After a lot of rumours on the grapevine, it is now official: the Tesla Model 3 will indeed come outfitted with a CCS fast charging port in Europe. Drew Bennet, responsible for Tesla’s global charging infrastructure, revealed the news in an interview with Auto Express.
A Tesla spokesperson has now also confirmed the report to electrive.com. When they go on sale in Europe in early 2019, Tesla’s Model 3 will come with a CCS port. So owners of the European Model 3 will not only be able to use Tesla’s own Supercharger and Destination networks, but also third-party networks such as Ionity for example or 50 kW multi-chargers.
Of course, this is not the end of the Superchargers. Bennett said that Tesla would “continue to invest in our own network” and added that this will also give “our owners access to the CCS networks that are beginning to grow in Europe”. In fact, with CCS ports, the practicality of Model 3 increases significantly. It will become much more attractive for users, with this vast increase in access to fast loading facilities along motorways and in cities.
Bennett also reiterated that Tesla is very open to discussions with other carmakers: “We’re definitely open to talking to other car manufacturers who want to have access to the network.” He then pointed to capacity as a driver for their investment and to him “it’s new routes, new markets and then capacity”.
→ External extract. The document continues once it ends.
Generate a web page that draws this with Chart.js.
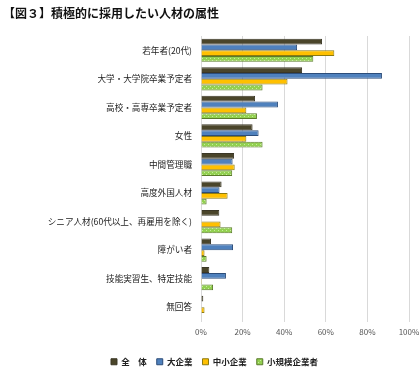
<!DOCTYPE html>
<html><head><meta charset="utf-8">
<script src="https://cdn.jsdelivr.net/npm/chart.js@4/dist/chart.umd.min.js"></script>
<style>html,body{margin:0;padding:0;background:#fff}#wrap{width:420px;height:369px}</style>
</head><body><div id="wrap"><canvas id="c"></canvas></div>
<script>
const titleText = "【図３】積極的に採用したい人材の属性";
const categories = ["若年者(20代)","大学・大学院卒業予定者","高校・高専卒業予定者","女性","中間管理職","高度外国人材","シニア人材(60代以上、再雇用を除く)","障がい者","技能実習生、特定技能","無回答"];
const seriesNames = ["全　体","大企業","中小企業","小規模企業者"];
const zentai   = [58.2,48.6,26.0,24.8,15.9,9.9,8.8,4.8,4.0,1.1];
const daikigyo = [46.2,87.0,37.0,27.7,15.2,8.9,0,15.4,12.0,0];
const chusho   = [64.1,41.6,21.8,21.8,16.2,12.8,9.4,1.7,0.5,1.7];
const shokibo  = [54.0,29.6,26.9,29.6,15.0,2.7,15.0,2.7,5.8,0];
const xTicks = [0,20,40,60,80,100];

function dotPattern(){
  const p = document.createElement('canvas'); p.width=4; p.height=4;
  const g = p.getContext('2d');
  g.fillStyle='#92d050'; g.fillRect(0,0,4,4);
  g.fillStyle='#c8ec9c'; g.fillRect(0,0,1,1); g.fillRect(2,2,1,1);
  return g.createPattern(p,'repeat');
}
const green = dotPattern();
const fills = ['#4a452a','#4f81bd','#ffc000', green];
const borders = ['#3b3726','#2c4d7a','#8c7a10','#5a7a2a'];
const data = [zentai,daikigyo,chusho,shokibo];

const titlePlugin = {id:'ttl',afterDraw(chart){
  const c=chart.ctx; c.save();
  c.font='bold 12px "Noto Sans CJK JP"'; c.fillStyle='#111'; c.textBaseline='middle'; c.textAlign='left';
  c.fillText(titleText,3,13); c.restore();
}};

new Chart(document.getElementById('c'),{
  type:'bar',
  data:{labels:categories,datasets:seriesNames.map((n,i)=>({label:n,data:data[i],backgroundColor:fills[i],borderColor:borders[i],borderWidth:1,barPercentage:1,categoryPercentage:0.81}))},
  plugins:[titlePlugin],
  options:{
    indexAxis:'y',responsive:true,maintainAspectRatio:false,animation:false,
    layout:{padding:{left:20,right:11,top:36,bottom:-7}},
    plugins:{
      title:{display:false},
      legend:{position:'bottom',labels:{boxWidth:6,boxHeight:6,color:'#222',font:{family:'"Noto Sans CJK JP"',size:8.5,weight:'bold'},padding:10}},
      tooltip:{enabled:false}
    },
    scales:{
      x:{min:0,max:100,afterBuildTicks:s=>{s.ticks=xTicks.map(v=>({value:v}));},
        afterFit:s=>{s.paddingLeft=0;s.paddingRight=0;s.height=26;},
        ticks:{callback:v=>v+'%',color:'#555',font:{family:'"Noto Sans CJK JP"',size:8},padding:6},
        grid:{color:'#d9d9d9',drawTicks:false},border:{display:false}},
      y:{afterFit:s=>{s.width=181;s.paddingTop=0;s.paddingBottom=0;},
        ticks:{color:'#222',font:{family:'"Noto Sans CJK JP"',size:8.6},padding:1},
        grid:{display:false},border:{display:false}}
    }
  }
});
</script></body></html>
On European soil Tesla’s Supercharger network now comprises more than 430 locations with over 3,600 charge points. With the introduction of Model 3, Tesla is “investing more than ever” in the network, and will definitely “accelerate” the process. According to Tesla’s charging infrastructure managers, the local superchargers will be upgraded with CCS connections even before the introduction of the Model 3. “We are planning an immense upgrade – with the goal that Model 3 owners will find suitable superchargers on all major travel routes”.
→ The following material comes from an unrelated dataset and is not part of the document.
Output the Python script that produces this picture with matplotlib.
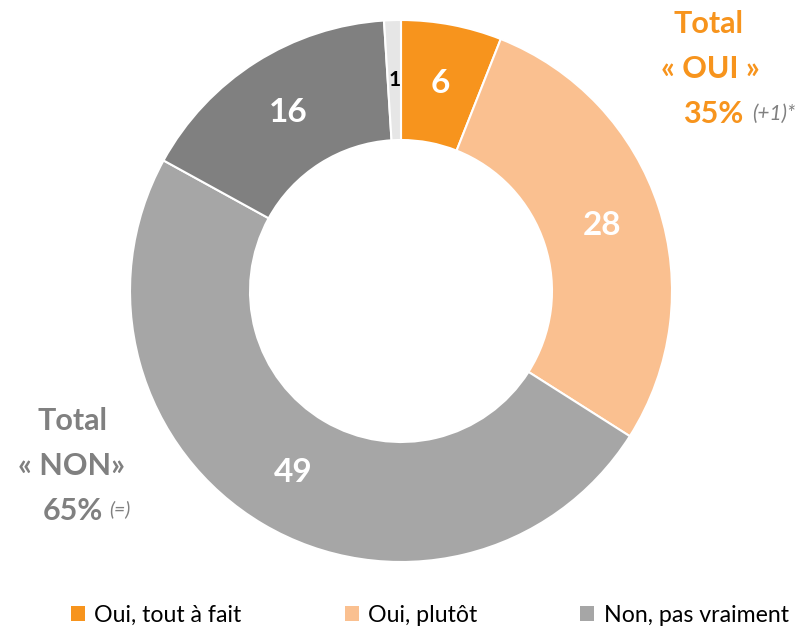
import numpy as np
import matplotlib.pyplot as plt

plt.rcParams['font.family'] = ['Lato', 'DejaVu Sans']

# valeurs (%)
categories = ['Oui, tout à fait', 'Oui, plutôt', 'Non, pas vraiment', 'Non, pas du tout', 'Ne sait pas']
values = [6, 28, 49, 16, 1]
colors = ['#F7941D', '#FAC090', '#A6A6A6', '#808080', '#E6E6E6']
label_colors = ['white', 'white', 'white', 'white', 'black']

fig = plt.figure(figsize=(8.07, 6.27), dpi=100)
ax = fig.add_axes([0, 0, 1, 1])

R = 271
cx, cy = 401, 336
wedges, _ = ax.pie(values, colors=colors, startangle=90, counterclock=False,
                   radius=R, center=(cx, cy), frame=True,
                   wedgeprops=dict(width=120, edgecolor='white', linewidth=1.5))
ax.set_xlim(0, 807)
ax.set_ylim(0, 627)
ax.set_aspect('equal')
ax.axis('off')

# étiquettes de valeurs au milieu de l'anneau
r_lab = R - 60
for w, v, c in zip(wedges, values, label_colors):
    ang = np.deg2rad((w.theta1 + w.theta2) / 2)
    fs = 15 if v < 3 else 24
    ax.text(cx + r_lab * np.cos(ang), cy + r_lab * np.sin(ang), str(v),
            ha='center', va='center', color=c, fontsize=fs, fontweight='bold')

orange = '#F7941D'
grey = '#808080'
ax.text(709, 603, 'Total', color=orange, fontsize=22, fontweight='bold', ha='center', va='center')
ax.text(710, 558, '« OUI »', color=orange, fontsize=22, fontweight='bold', ha='center', va='center')
ax.text(743, 513, '35%', color=orange, fontsize=22, fontweight='bold', ha='right', va='center')
ax.text(752, 513, '(+1)*', color=grey, fontsize=15, fontstyle='italic', ha='left', va='center')

ax.text(73, 206, 'Total', color=grey, fontsize=22, fontweight='bold', ha='center', va='center')
ax.text(72, 161, '« NON»', color=grey, fontsize=22, fontweight='bold', ha='center', va='center')
ax.text(103, 116, '65%', color=grey, fontsize=22, fontweight='bold', ha='right', va='center')
ax.text(109, 118, '(=)', color=grey, fontsize=14, fontstyle='italic', ha='left', va='center')

leg = ax.legend(wedges[:3], categories[:3], ncol=3, loc='center left',
                bbox_to_anchor=(71, 12), bbox_transform=ax.transData,
                frameon=False, fontsize=16.7, handlelength=0.6, handleheight=0.6,
                handletextpad=0.4, columnspacing=4.45, borderpad=0, borderaxespad=0)
for h in leg.legend_handles:
    h.set_edgecolor('none')

fig.savefig('out.png', dpi=100)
Buyers of Model X and Model S, on the other hand, only have the option of using an adapter that is placed on the type 2 port of the vehicles. According to the above-mentioned report, a new adapter will be available for about 500 euros. This will be slightly smaller than the current generation of CHAdeMO adapters that Tesla drivers can currently use to dock on external loading networks. Last year, Tesla also unveiled a new dual-connector charging port designed to support more than one charging standard. In this way, the electrical pioneer from California apparently wanted to ensure greater suitability for everyday use in various regions, but was primarily targeting the Asian markets. Tesla already joined the CharIN rapid charging initiative in 2016, which develops rapid charging concepts based on CCS technology. Tesla has not commented on this since then. Even CharIN managers did not know until the end whether Model 3 would really come to Europe with CCS. This ambiguity has now been finally removed.